• [WRITTEN PROBLEM]
Pictures within the data are to be left out; everything else must be reproduced exactly.

• [DATASET CONTENT]
- - - -

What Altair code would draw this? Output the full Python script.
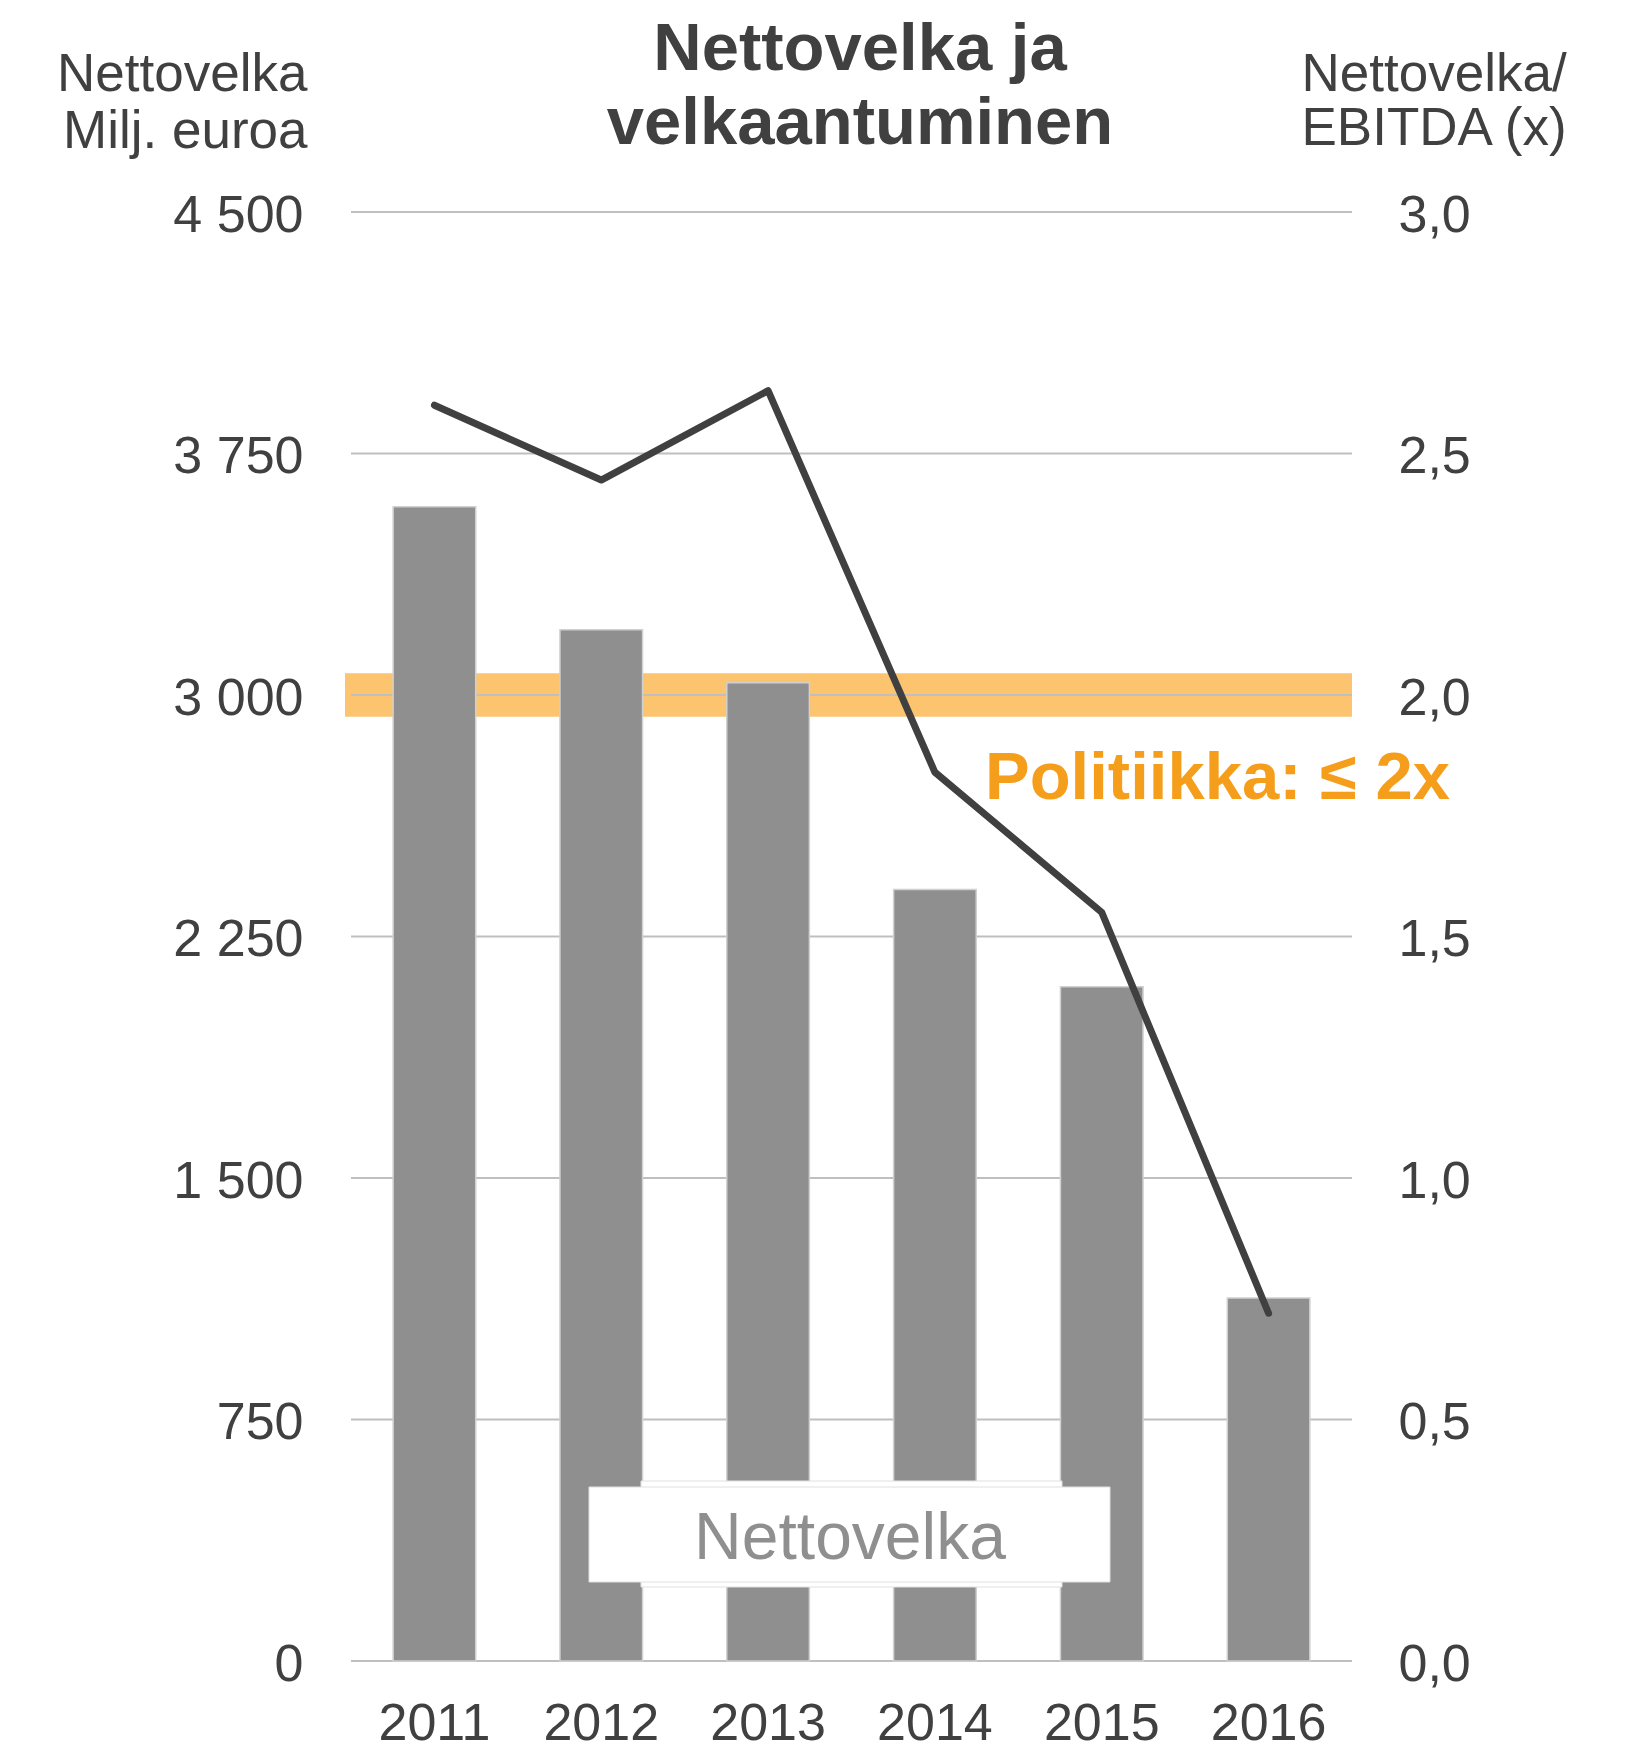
import altair as alt
import pandas as pd

# ---- data ----
years = ["2011", "2012", "2013", "2014", "2015", "2016"]
net_debt = [3585, 3203, 3038, 2396, 2094, 1127]          # Milj. euroa (left axis)
ratio = [2.60, 2.445, 2.63, 1.84, 1.55, 0.72]             # Nettovelka/EBITDA (right axis)
left_ticks = [0, 750, 1500, 2250, 3000, 3750, 4500]
right_ticks = [0.0, 0.5, 1.0, 1.5, 2.0, 2.5, 3.0]
policy_band = [1.955, 2.045]                               # highlighted band around 2.0x
title_lines = ["Nettovelka ja", "velkaantuminen"]
left_title = ["Nettovelka", "Milj. euroa"]
right_title = ["Nettovelka/", "EBITDA (x)"]
policy_label = "Politiikka: \u2264 2x"
legend_label = "Nettovelka"

# ---- styling ----
W, H = 1001, 1449
FONT = "Liberation Sans"
DARK = "#404040"
BAR = "#8f8f8f"
GRID = "#bfbfbf"
BAND = "#fcc46f"
ORANGE = "#f59e1b"

df = pd.DataFrame({"year": years, "net_debt": net_debt, "ratio": ratio})
grid_df = pd.DataFrame({"v": left_ticks})
band_df = pd.DataFrame({"lo": [policy_band[0]], "hi": [policy_band[1]]})


def one():
    return alt.InlineData(values=[{"k": 1}])


x_enc = alt.X(
    "year:N",
    sort=years,
    scale=alt.Scale(paddingInner=0.505, paddingOuter=0.2525),
    axis=alt.Axis(title=None, labelAngle=0, labelPadding=37, labelFontSize=52,
                  labelColor=DARK, labelFont=FONT, ticks=False, tickSize=0, domain=False),
)

band = alt.Chart(band_df).mark_rect(color=BAND).encode(
    x=alt.value(-6), x2=alt.value(W),
    y=alt.Y("lo:Q", scale=alt.Scale(domain=[0, 3], nice=False), axis=None),
    y2="hi:Q",
)

grid = alt.Chart(grid_df).mark_rule(color=GRID, strokeWidth=2).encode(
    y=alt.Y("v:Q", scale=alt.Scale(domain=[0, 4500], nice=False), axis=None),
    x=alt.value(0), x2=alt.value(W),
)

bars = alt.Chart(df).mark_bar(color=BAR, stroke="#d0d0d0", strokeWidth=1.5).encode(
    x=x_enc,
    y=alt.Y(
        "net_debt:Q",
        scale=alt.Scale(domain=[0, 4500], nice=False),
        axis=alt.Axis(
            orient="left", values=left_ticks,
            labelExpr="replace(format(datum.value, ','), ',', ' ')",
            labelFontSize=52, labelColor=DARK, labelFont=FONT,
            labelPadding=48, labelOffset=3,
            ticks=False, tickSize=0, domain=False, grid=False,
            title=left_title, titleAngle=0, titleAlign="right", titleBaseline="alphabetic",
            titleX=-44, titleY=-122, titleLineHeight=57, titleFontSize=53,
            titleFontWeight="normal", titleColor=DARK, titleFont=FONT,
        ),
    ),
)

line = alt.Chart(df).mark_line(color=DARK, strokeWidth=7, strokeCap="round",
                               strokeJoin="round").encode(
    x=x_enc,
    y=alt.Y(
        "ratio:Q",
        scale=alt.Scale(domain=[0, 3], nice=False),
        axis=alt.Axis(
            orient="right", values=right_ticks,
            labelExpr="replace(format(datum.value, '.1f'), '.', ',')",
            labelFontSize=52, labelColor=DARK, labelFont=FONT,
            labelPadding=46, labelOffset=3,
            ticks=False, tickSize=0, domain=False, grid=False,
            title=right_title, titleAngle=0, titleAlign="left", titleBaseline="alphabetic",
            titleX=-51, titleY=-122, titleLineHeight=54, titleFontSize=53,
            titleFontWeight="normal", titleColor=DARK, titleFont=FONT,
        ),
    ),
)

outer_box = alt.Chart(one()).mark_rect(fill="white", stroke="#e0e0e0", strokeWidth=1).encode(
    x=alt.value(290), x2=alt.value(711), y=alt.value(1269), y2=alt.value(1375),
)
inner_box = alt.Chart(one()).mark_rect(fill="white", stroke="#e0e0e0", strokeWidth=1).encode(
    x=alt.value(238), x2=alt.value(759), y=alt.value(1275), y2=alt.value(1370),
)
legend_text = alt.Chart(one()).mark_text(
    text=legend_label, font=FONT, fontSize=66, color=BAR, align="center", baseline="alphabetic",
).encode(x=alt.value(499), y=alt.value(1347))

policy_text = alt.Chart(one()).mark_text(
    text=policy_label, font=FONT, fontSize=67, fontWeight="bold", color=ORANGE,
    align="left", baseline="alphabetic",
).encode(x=alt.value(634), y=alt.value(587))

title1 = alt.Chart(one()).mark_text(
    text=title_lines[0], font=FONT, fontSize=67, fontWeight="bold", color=DARK,
    align="center", baseline="alphabetic",
).encode(x=alt.value(509), y=alt.value(-142))
title2 = alt.Chart(one()).mark_text(
    text=title_lines[1], font=FONT, fontSize=67, fontWeight="bold", color=DARK,
    align="center", baseline="alphabetic",
).encode(x=alt.value(509), y=alt.value(-68))

chart = (
    alt.layer(band, grid, bars, line, outer_box, inner_box, legend_text, policy_text,
              title1, title2)
    .resolve_scale(y="independent")
    .properties(
        width=W, height=H,
        autosize=alt.AutoSizeParams(type="none"),
        padding={"left": 343, "top": 204, "right": 240, "bottom": 88},
    )
    .configure(font=FONT, background="white")
    .configure_view(strokeWidth=0, stroke="transparent")
)

chart.save("out.html", embed_options={"renderer": "svg", "actions": False})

- - - -

• [THE SOLUTION]
What Altair code would draw this? Output the full Python script.
import altair as alt
import pandas as pd

# ---- data ----
years = ["2011", "2012", "2013", "2014", "2015", "2016"]
net_debt = [3585, 3203, 3038, 2396, 2094, 1127]          # Milj. euroa (left axis)
ratio = [2.60, 2.445, 2.63, 1.84, 1.55, 0.72]             # Nettovelka/EBITDA (right axis)
left_ticks = [0, 750, 1500, 2250, 3000, 3750, 4500]
right_ticks = [0.0, 0.5, 1.0, 1.5, 2.0, 2.5, 3.0]
policy_band = [1.955, 2.045]                               # highlighted band around 2.0x
title_lines = ["Nettovelka ja", "velkaantuminen"]
left_title = ["Nettovelka", "Milj. euroa"]
right_title = ["Nettovelka/", "EBITDA (x)"]
policy_label = "Politiikka: \u2264 2x"
legend_label = "Nettovelka"

# ---- styling ----
W, H = 1001, 1449
FONT = "Liberation Sans"
DARK = "#404040"
BAR = "#8f8f8f"
GRID = "#bfbfbf"
BAND = "#fcc46f"
ORANGE = "#f59e1b"

df = pd.DataFrame({"year": years, "net_debt": net_debt, "ratio": ratio})
grid_df = pd.DataFrame({"v": left_ticks})
band_df = pd.DataFrame({"lo": [policy_band[0]], "hi": [policy_band[1]]})


def one():
    return alt.InlineData(values=[{"k": 1}])


x_enc = alt.X(
    "year:N",
    sort=years,
    scale=alt.Scale(paddingInner=0.505, paddingOuter=0.2525),
    axis=alt.Axis(title=None, labelAngle=0, labelPadding=37, labelFontSize=52,
                  labelColor=DARK, labelFont=FONT, ticks=False, tickSize=0, domain=False),
)

band = alt.Chart(band_df).mark_rect(color=BAND).encode(
    x=alt.value(-6), x2=alt.value(W),
    y=alt.Y("lo:Q", scale=alt.Scale(domain=[0, 3], nice=False), axis=None),
    y2="hi:Q",
)

grid = alt.Chart(grid_df).mark_rule(color=GRID, strokeWidth=2).encode(
    y=alt.Y("v:Q", scale=alt.Scale(domain=[0, 4500], nice=False), axis=None),
    x=alt.value(0), x2=alt.value(W),
)

bars = alt.Chart(df).mark_bar(color=BAR, stroke="#d0d0d0", strokeWidth=1.5).encode(
    x=x_enc,
    y=alt.Y(
        "net_debt:Q",
        scale=alt.Scale(domain=[0, 4500], nice=False),
        axis=alt.Axis(
            orient="left", values=left_ticks,
            labelExpr="replace(format(datum.value, ','), ',', ' ')",
            labelFontSize=52, labelColor=DARK, labelFont=FONT,
            labelPadding=48, labelOffset=3,
            ticks=False, tickSize=0, domain=False, grid=False,
            title=left_title, titleAngle=0, titleAlign="right", titleBaseline="alphabetic",
            titleX=-44, titleY=-122, titleLineHeight=57, titleFontSize=53,
            titleFontWeight="normal", titleColor=DARK, titleFont=FONT,
        ),
    ),
)

line = alt.Chart(df).mark_line(color=DARK, strokeWidth=7, strokeCap="round",
                               strokeJoin="round").encode(
    x=x_enc,
    y=alt.Y(
        "ratio:Q",
        scale=alt.Scale(domain=[0, 3], nice=False),
        axis=alt.Axis(
            orient="right", values=right_ticks,
            labelExpr="replace(format(datum.value, '.1f'), '.', ',')",
            labelFontSize=52, labelColor=DARK, labelFont=FONT,
            labelPadding=46, labelOffset=3,
            ticks=False, tickSize=0, domain=False, grid=False,
            title=right_title, titleAngle=0, titleAlign="left", titleBaseline="alphabetic",
            titleX=-51, titleY=-122, titleLineHeight=54, titleFontSize=53,
            titleFontWeight="normal", titleColor=DARK, titleFont=FONT,
        ),
    ),
)

outer_box = alt.Chart(one()).mark_rect(fill="white", stroke="#e0e0e0", strokeWidth=1).encode(
    x=alt.value(290), x2=alt.value(711), y=alt.value(1269), y2=alt.value(1375),
)
inner_box = alt.Chart(one()).mark_rect(fill="white", stroke="#e0e0e0", strokeWidth=1).encode(
    x=alt.value(238), x2=alt.value(759), y=alt.value(1275), y2=alt.value(1370),
)
legend_text = alt.Chart(one()).mark_text(
    text=legend_label, font=FONT, fontSize=66, color=BAR, align="center", baseline="alphabetic",
).encode(x=alt.value(499), y=alt.value(1347))

policy_text = alt.Chart(one()).mark_text(
    text=policy_label, font=FONT, fontSize=67, fontWeight="bold", color=ORANGE,
    align="left", baseline="alphabetic",
).encode(x=alt.value(634), y=alt.value(587))

title1 = alt.Chart(one()).mark_text(
    text=title_lines[0], font=FONT, fontSize=67, fontWeight="bold", color=DARK,
    align="center", baseline="alphabetic",
).encode(x=alt.value(509), y=alt.value(-142))
title2 = alt.Chart(one()).mark_text(
    text=title_lines[1], font=FONT, fontSize=67, fontWeight="bold", color=DARK,
    align="center", baseline="alphabetic",
).encode(x=alt.value(509), y=alt.value(-68))

chart = (
    alt.layer(band, grid, bars, line, outer_box, inner_box, legend_text, policy_text,
              title1, title2)
    .resolve_scale(y="independent")
    .properties(
        width=W, height=H,
        autosize=alt.AutoSizeParams(type="none"),
        padding={"left": 343, "top": 204, "right": 240, "bottom": 88},
    )
    .configure(font=FONT, background="white")
    .configure_view(strokeWidth=0, stroke="transparent")
)

chart.save("out.html", embed_options={"renderer": "svg", "actions": False})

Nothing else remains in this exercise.